After a prolonged Civil War this vast (nearly twice the size of Texas) country is now once again stable, peaceful, and open for tourism. With more than 920 bird species, of which at least 15 are endemic (depending on the taxonomy used) and a further 28 near-endemic, this is a true birder's paradise, and yet one of the least known countries to bird in all of Africa. We'll target most of the endemic and near-endemic birds, from the lush Guinea forests of the north to the spectacular Tundavala Escarpment in the south. We expect a bird list of around 400 species, with some only recently rediscovered and therefore known by relatively few birders to date.

Lurking within its wild borders lies the continent's second largest waterfall, and we'll pay a deserved visit to this natural wonder –- the spectacular Calandula Falls. Winding down the Tundavala Escarpment we will travel through Leba Pass, one of the most scenic passes in all of Africa, providing for some spectacular photographic opportunities while we look for several of the endemic birds which occur there. Angola might be a diamond in the rough, but deep within lies a country of surprising beauty, hosting an array of endemic birds, which on its own should make it one of the "must visit" African destinations.

Angola covers an impressive diversity of habitats, from Congo Basin forests to the Namib Desert, and has an equally remarkable bird list including a host of rarely-seen endemics and specialties. Over the last 15 years, great strides have been made to improve its infrastructure, to the point where it is now a destination suitable for most birders. Difficulties with obtaining visitor visas used to be the greatest obstacle, but this has also improved with the introduction of an eVisa system, and we will provide the supporting documentation needed to all tour participants.

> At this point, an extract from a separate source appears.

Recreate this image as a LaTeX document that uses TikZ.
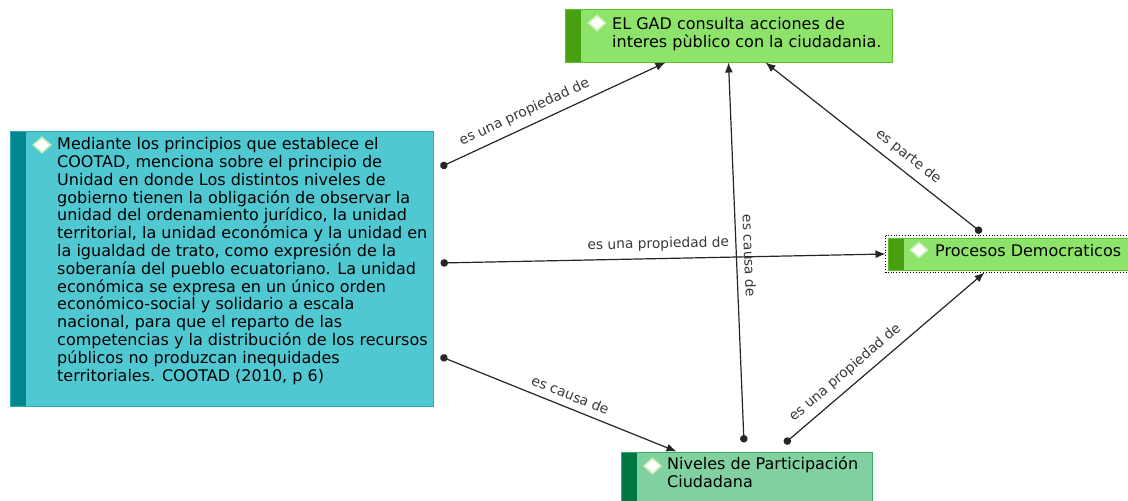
\documentclass[tikz,border=0pt]{standalone}
\usepackage{fontspec}
\setmainfont{DejaVu Sans}
\usetikzlibrary{arrows.meta,shapes.geometric}
\definecolor{gfill}{HTML}{8EE46B}
\definecolor{gstripe}{HTML}{48A010}
\definecolor{gline}{HTML}{5CBE28}
\definecolor{cfill}{HTML}{50C8D2}
\definecolor{cstripe}{HTML}{008890}
\definecolor{cline}{HTML}{2AAAB4}
\definecolor{nfill}{HTML}{80D0A0}
\definecolor{nstripe}{HTML}{007846}
\definecolor{nline}{HTML}{3CAA64}
\definecolor{linkc}{HTML}{262626}
\definecolor{labc}{HTML}{3A3A3A}
\definecolor{dmdline}{HTML}{C8F0B4}
\begin{document}
\begin{tikzpicture}[x=1pt,y=-1pt,
  card/.style={rectangle, draw=#1line, fill=#1fill, line width=1pt, inner sep=0pt,
    path picture={\fill[#1stripe] (path picture bounding box.north west) rectangle ([xshift=16pt]path picture bounding box.south west);}},
  dmd/.style={diamond, fill=white, draw=dmdline, line width=1.5pt, minimum width=18pt, minimum height=16pt, inner sep=0pt},
  txt/.style={anchor=base west, align=left, inner sep=0pt, font=\fontsize{16}{17.8}\selectfont, text=black},
  lab/.style={sloped, above=5pt, inner sep=2pt, font=\fontsize{13.8}{16}\selectfont, text=labc},
  link/.style={draw=linkc, line width=1.2pt, arrows={Circle[length=7.5pt]-Latex[length=10pt,width=8pt]}}
]
\useasboundingbox[fill=white] (0,0) rectangle (1128,501);

% boxes
\node[card=g, minimum width=327pt, minimum height=53pt] (T) at (728.5,35.5) {};
\node[card=c, minimum width=423pt, minimum height=275pt] (L) at (221.5,268.5) {};
\node[card=g, minimum width=248pt, minimum height=32pt] (P) at (1012,254) {};
\node[card=n, minimum width=251pt, minimum height=63pt] (N) at (746.5,483.5) {};
\draw[dotted, line width=0.8pt, black] ([shift={(-2pt,2pt)}]P.north west) rectangle ([shift={(2pt,-2pt)}]P.south east);

% diamonds
\node[dmd] (Td) at (597,23) {};
\node[dmd] (Ld) at (42,145) {};
\node[dmd] (Pd) at (919,250) {};
\node[dmd] (Nd) at (652.5,466) {};

% texts (base anchor = baseline of the last line)
\node[txt] (tT) at (612,47) {EL GAD consulta acciones de\\interes pùblico con la ciudadania.};
\node[txt] (tL) at (57,381) {Mediante los principios que establece el\\
COOTAD, menciona sobre el principio de\\
Unidad en donde Los distintos niveles de\\
gobierno tienen la obligación de observar la\\
unidad del ordenamiento jurídico, la unidad\\
territorial, la unidad económica y la unidad en\\
la igualdad de trato, como expresión de la\\
soberanía del pueblo ecuatoriano. La unidad\\
económica se expresa en un único orden\\
económico-social y solidario a escala\\
nacional, para que el reparto de las\\
competencias y la distribución de los recursos\\
públicos no produzcan inequidades\\
territoriales. COOTAD (2010, p 6)};
\node[txt] (tP) at (935,256) {Procesos Democraticos};
\node[txt] (tN) at (667,487) {Niveles de Participación\\Ciudadana};

% connectors
\draw[link] ([xshift=7pt,yshift=101.5pt]L.east) -- node[lab, pos=0.4] {es una propiedad de} ([xshift=-63pt]T.south);
\draw[link] ([xshift=7pt,yshift=5.5pt]L.east) -- node[lab, pos=0.49] {es una propiedad de} ([xshift=-2pt]P.west);
\draw[link] ([xshift=7pt,yshift=-88pt]L.east) -- node[lab, pos=0.53] {es causa de} ([xshift=-70pt]N.north);
\draw[link] ([xshift=-2.5pt,yshift=9pt]N.north) -- node[lab, pos=0.49] {es causa de} (T.south);
\draw[link] ([xshift=94pt,yshift=5pt]P.north west) -- node[lab, pos=0.38] {es parte de} ([xshift=37pt]T.south);
\draw[link] ([xshift=38pt,yshift=8pt]N.north) -- node[lab, pos=0.35] {es una propiedad de} ([xshift=97pt,yshift=-2pt]P.south west);
\end{tikzpicture}
\end{document}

Although most people in Angola do not speak English, they are very friendly, the climate is mostly temperate, and facilities in the main centers are becoming better all the time. Transportation for our safari will be primarily in specially adapted 4X4 Toyota Landcruisers, with radio communication, air conditioning, roof hatches, and a fridge for carrying cold bottled drinking water. We'll generally be out birding for most of the day, with packed lunches in the more remote areas and on several travel days.

SPECIAL NOTE: This is NOT a tour with accommodation like what you may be used to if you have already visited East or South Africa. It is NOT the usual Field Guides tour. It is designed to offer the opportunity to see some of Africa's most little-known and range-restricted birds. Due to the vast size of the country, there are several long travel days to remote locations, where we will stay in simple hotels in towns (all are clean and provide ample buffet-style food). Rest assured, these are the very best places available, and the birding rewards should be great! The quality of your experience in Angola will be greatly enhanced by the fact that this safari is strictly limited to just six participants per vehicle in two vehicles traveling together with Terry Stevenson, Errol de Beer, and their respective drivers. This allows each participant to have a window (no one sits in a middle seat) and both vehicles are air-conditioned. Camping is no longer necessary anywhere on this tour, and we will stay in mostly comfortable lodges and hotels. Food is plentiful (way too much in many places) and often with a Portuguese influence.